** start of ENTRIES **

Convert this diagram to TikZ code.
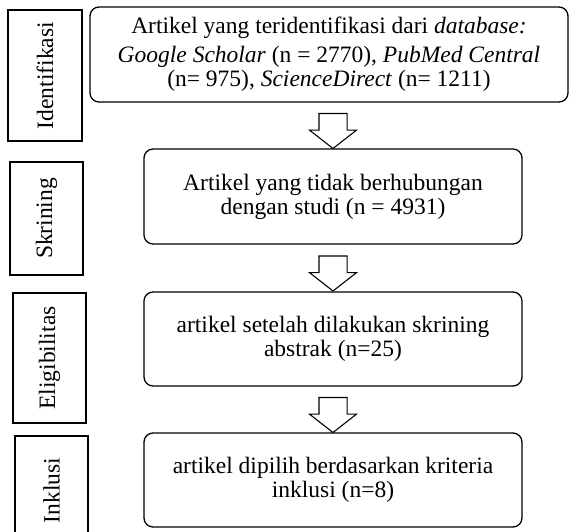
\documentclass[tikz,border=0pt]{standalone}
\usepackage{fontspec}
\setmainfont{Liberation Serif}
\usetikzlibrary{shapes,arrows,positioning,calc}

\begin{document}
\begin{tikzpicture}[x=1pt, y=-1pt, font=\fontsize{23.5}{24}\selectfont,
    kotak/.style={draw, line width=1.3pt, rounded corners=9pt, align=center, inner sep=0pt},
    tahap/.style={draw, line width=1.2pt, rotate=90, inner sep=0pt},
    panah/.style={draw, line width=1.1pt, single arrow, shape border rotate=270,
        text width=27pt, minimum height=35, single arrow head extend=9.5pt,
        single arrow tip angle=104, inner sep=0pt}]
            \useasboundingbox (0,0) rectangle (571,531);
            % tahapan
            \node[tahap, minimum width=131, minimum height=74] (s1) at (45,75.5) {Identifikasi};
            \node[tahap, minimum width=113, minimum height=73] (s2) at (46.5,218.5) {Skrining};
            \node[tahap, minimum width=130, minimum height=73] (s3) at (49.5,358) {Eligibilitas};
            \node[tahap, minimum width=109, minimum height=73] (s4) at (51.5,490.5) {Inklusi};
            % kotak utama
            \node[kotak, minimum width=478, minimum height=95] (ident) at (329,54.5)
                {Artikel yang teridentifikasi dari \textit{database:}\\[5pt]
                 \textit{Google Scholar} (n = 2770), \textit{PubMed Central}\\
                 (n= 975), \textit{ScienceDirect} (n= 1211)};
            \node[kotak, minimum width=378, minimum height=95] (skrin) at (333,196.5)
                {Artikel yang tidak berhubungan\\ dengan studi (n = 4931)};
            \node[kotak, minimum width=378, minimum height=94] (elig) at (333,339)
                {artikel setelah dilakukan skrining\\ abstrak (n=25)};
            \node[kotak, minimum width=378, minimum height=94] (inkl) at (333,480)
                {artikel dipilih berdasarkan kriteria\\ inklusi (n=8)};
            % panah
            \node[panah] (p1) at ($(ident.south -| skrin.north)!0.5!(skrin.north)$) {};
            \node[panah] (p2) at ($(skrin.south)!0.5!(elig.north)$) {};
            \node[panah] (p3) at ($(elig.south)!0.5!(inkl.north)$) {};
        \end{tikzpicture}
\end{document}
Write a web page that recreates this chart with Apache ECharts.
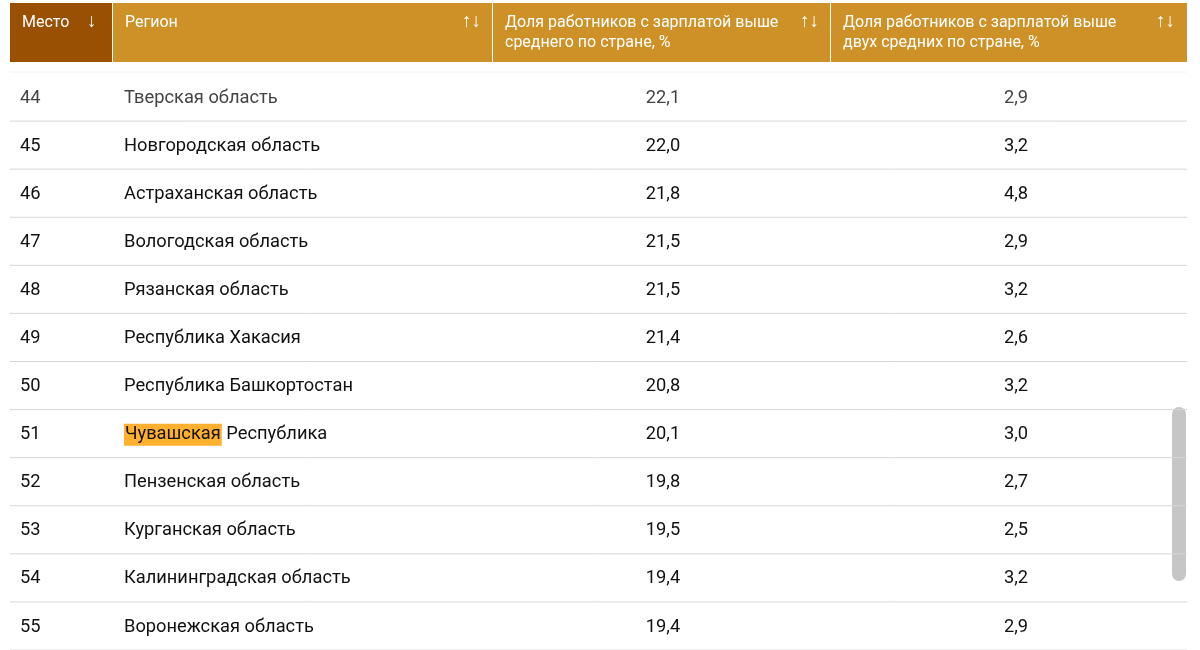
<!DOCTYPE html>
<html><head><meta charset="utf-8">
<script src="https://cdn.jsdelivr.net/npm/echarts@6/dist/echarts.min.js"></script>
<style>html,body{margin:0;padding:0;background:#fff}#c{width:1200px;height:650px}</style>
</head><body><div id="c"></div>
<script>
const headers = ['Место', 'Регион', 'Доля работников с зарплатой выше\nсреднего по стране, %', 'Доля работников с зарплатой выше\nдвух средних по стране, %'];
const ranks = ['44','45','46','47','48','49','50','51','52','53','54','55'];
const regions = ['Тверская область','Новгородская область','Астраханская область','Вологодская область','Рязанская область','Республика Хакасия','Республика Башкортостан','Чувашская Республика','Пензенская область','Курганская область','Калининградская область','Воронежская область'];
const aboveAvg = ['22,1','22,0','21,8','21,5','21,5','21,4','20,8','20,1','19,8','19,5','19,4','19,4'];
const aboveTwoAvg = ['2,9','3,2','4,8','2,9','3,2','2,6','3,2','3,0','2,7','2,5','3,2','2,9'];
const highlightWord = 'Чувашская';

const chart = echarts.init(document.getElementById('c'));
const font = 'Roboto, "Noto Sans", sans-serif';
const data = ranks.map((r,i)=>[i]);
const hdrStyle = {fill:'#fff', font:'16px '+font, lineHeight:20};
const colX = [10,113,493,831,1187];
const graphics = [];
const fills = ['#9A5003','#CE9127','#CE9127','#CE9127'];
for(let i=0;i<4;i++){
  graphics.push({type:'rect',shape:{x:colX[i],y:3,width:colX[i+1]-colX[i]-(i<3?1:0),height:59},style:{fill:fills[i]}});
  graphics.push({type:'text',x:colX[i]+12,y:13,style:Object.assign({text:headers[i]},hdrStyle)});
  graphics.push({type:'text',x:i==0?87:colX[i+1]-31,y:13,style:{text:i==0?'↓':'↑↓',fill:'#fff',font:'19px '+font}});
}
graphics.push({type:'rect',shape:{x:1172,y:407,width:14,height:174,r:7},style:{fill:'#c6c6c6'}});
graphics.push({type:'line',shape:{x1:10,y1:72,x2:1187,y2:72},style:{stroke:'#f2f2f2',lineWidth:1}});

chart.setOption({
  animation:false,
  grid:{left:0,right:0,top:73,height:582},
  xAxis:{type:'value',min:0,max:1200,show:false},
  yAxis:{type:'category',data:ranks,inverse:true,show:false},
  graphic:graphics,
  series:[{type:'custom',data:data,clip:false,renderItem:function(params,api){
    const i = api.value(0);
    const c = api.coord([0,i]);
    const h = api.size([0,1])[1];
    const y = c[1]+1;
    const col = i===0?'#444':'#111';
    const ts = {font:'18.3px '+font,fill:col,verticalAlign:'middle'};
    let reg = regions[i], rich = {};
    if(reg.indexOf(highlightWord)===0){
      reg = '{h|'+highlightWord+'}'+reg.slice(highlightWord.length);
      rich = {h:{backgroundColor:'#FFB02E',font:'18.3px '+font,fill:col,padding:[2,1,2,1]}};
    }
    const x = v=>api.coord([v,i])[0];
    return {type:'group',children:[
      {type:'line',shape:{x1:x(10),y1:c[1]+h/2,x2:x(1187),y2:c[1]+h/2},style:{stroke:'#d6d6d6',lineWidth:1}},
      {type:'text',style:Object.assign({text:ranks[i],x:x(20),y:y},ts)},
      {type:'text',style:Object.assign({text:reg,x:x(124),y:y,rich:rich},ts)},
      {type:'text',style:Object.assign({text:aboveAvg[i],x:x(663),y:y,align:'center'},ts)},
      {type:'text',style:Object.assign({text:aboveTwoAvg[i],x:x(1016),y:y,align:'center'},ts)}
    ]};
  }}]
});
</script></body></html>
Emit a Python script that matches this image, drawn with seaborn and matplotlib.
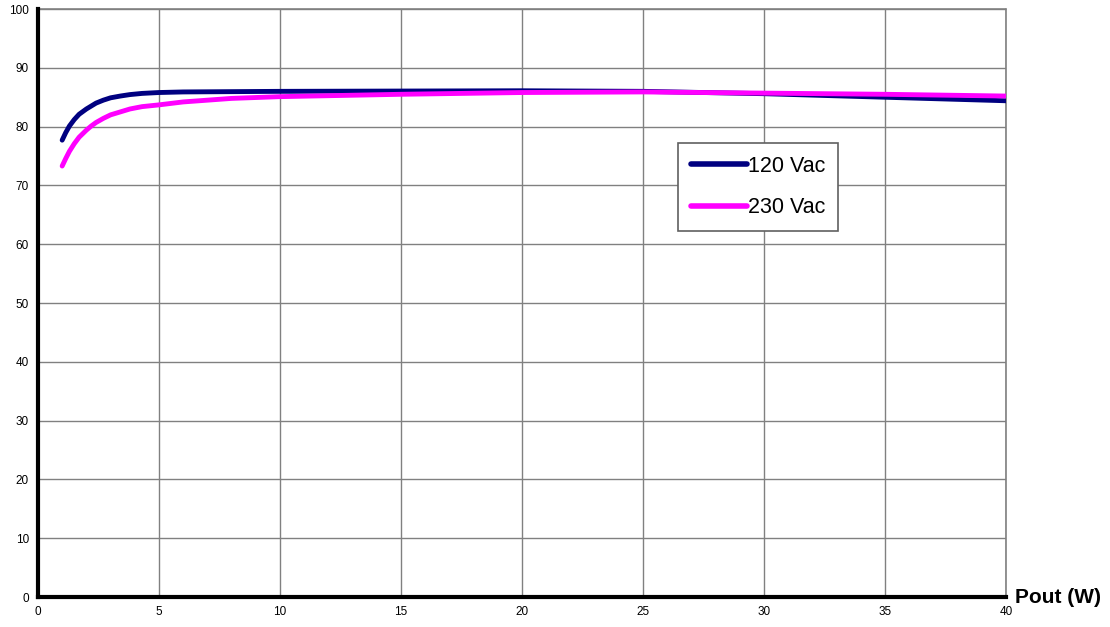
import matplotlib
matplotlib.use("Agg")
import matplotlib.pyplot as plt
import seaborn as sns
import pandas as pd
import numpy as np

# efficiency vs output power
pout = [1, 1.15, 1.3, 1.5, 1.7, 2, 2.2, 2.4, 2.7, 3, 3.4, 3.8, 4.3, 5, 6, 8, 10, 15, 20, 25, 30, 35, 40]
eff_120 = [77.7, 79.0, 80.1, 81.2, 82.1, 83.0, 83.5, 84.0, 84.5, 84.9, 85.2, 85.45, 85.65, 85.8,
           85.9, 85.95, 86.0, 86.05, 86.1, 86.0, 85.6, 85.0, 84.4]
eff_230 = [73.3, 74.6, 75.8, 77.1, 78.2, 79.4, 80.1, 80.7, 81.4, 82.0, 82.5, 83.0, 83.4, 83.7,
           84.2, 84.8, 85.1, 85.5, 85.8, 85.9, 85.7, 85.5, 85.2]
series = ["120 Vac", "230 Vac"]
colors = ["#000080", "#ff00ff"]

df = pd.DataFrame({
    "Pout": pout * 2,
    "eff": eff_120 + eff_230,
    "series": [series[0]] * len(pout) + [series[1]] * len(pout),
})

sns.set_style("white")
plt.rcParams['font.family'] = ['Liberation Sans', 'DejaVu Sans']
plt.rcParams['text.color'] = 'black'
plt.rcParams['xtick.color'] = 'black'
plt.rcParams['ytick.color'] = 'black'

fig = plt.figure(figsize=(11.1, 6.27), dpi=100)
ax = fig.add_axes([0.0342, 0.0478, 0.8721, 0.9378])

sns.lineplot(data=df, x="Pout", y="eff", hue="series", palette=colors,
             linewidth=3.5, ax=ax, legend=True)

ax.set_xlim(0, 40)
ax.set_ylim(0, 100)
ax.set_xticks(np.arange(0, 41, 5))
ax.set_yticks(np.arange(0, 101, 10))
ax.grid(True, color="#808080", linewidth=1)
ax.set_axisbelow(True)
ax.axvline(40, color="#808080", linewidth=1.2, clip_on=False, zorder=0.5)
ax.axhline(100, color="#808080", linewidth=1.2, clip_on=False, zorder=0.5)
for s in ["top", "right"]:
    ax.spines[s].set_visible(False)
for s in ["left", "bottom"]:
    ax.spines[s].set_linewidth(3)
    ax.spines[s].set_color("black")
ax.tick_params(axis="both", direction="inout", length=5, width=3, labelsize=8.5, pad=4)
ax.set_xlabel("")
ax.set_ylabel("")
ax.text(1.009, 0.0, "Pout (W)", transform=ax.transAxes, fontsize=15, fontweight="bold",
        ha="left", va="center")

leg = ax.legend(loc="upper left", bbox_to_anchor=(678 / 1110, 1 - 143 / 627),
                bbox_transform=fig.transFigure, fontsize=15.5,
                frameon=True, fancybox=False, edgecolor="#606060", framealpha=1,
                handlelength=2.6, handletextpad=0.05, labelspacing=0.95,
                borderpad=0.6, borderaxespad=0)
leg.get_frame().set_linewidth(1.2)
for line in leg.get_lines():
    line.set_linewidth(4)
for t in leg.get_texts():
    t.set_color("black")

fig.savefig("out.png", dpi=100)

** end of ENTRIES **

_TASK DIRECTIONS:_ Show each line holding the word "with".

_ANSWER TO THIS PROBLEM:_
Write a web page that recreates this chart with Apache ECharts.
Emit a Python script that matches this image, drawn with seaborn and matplotlib.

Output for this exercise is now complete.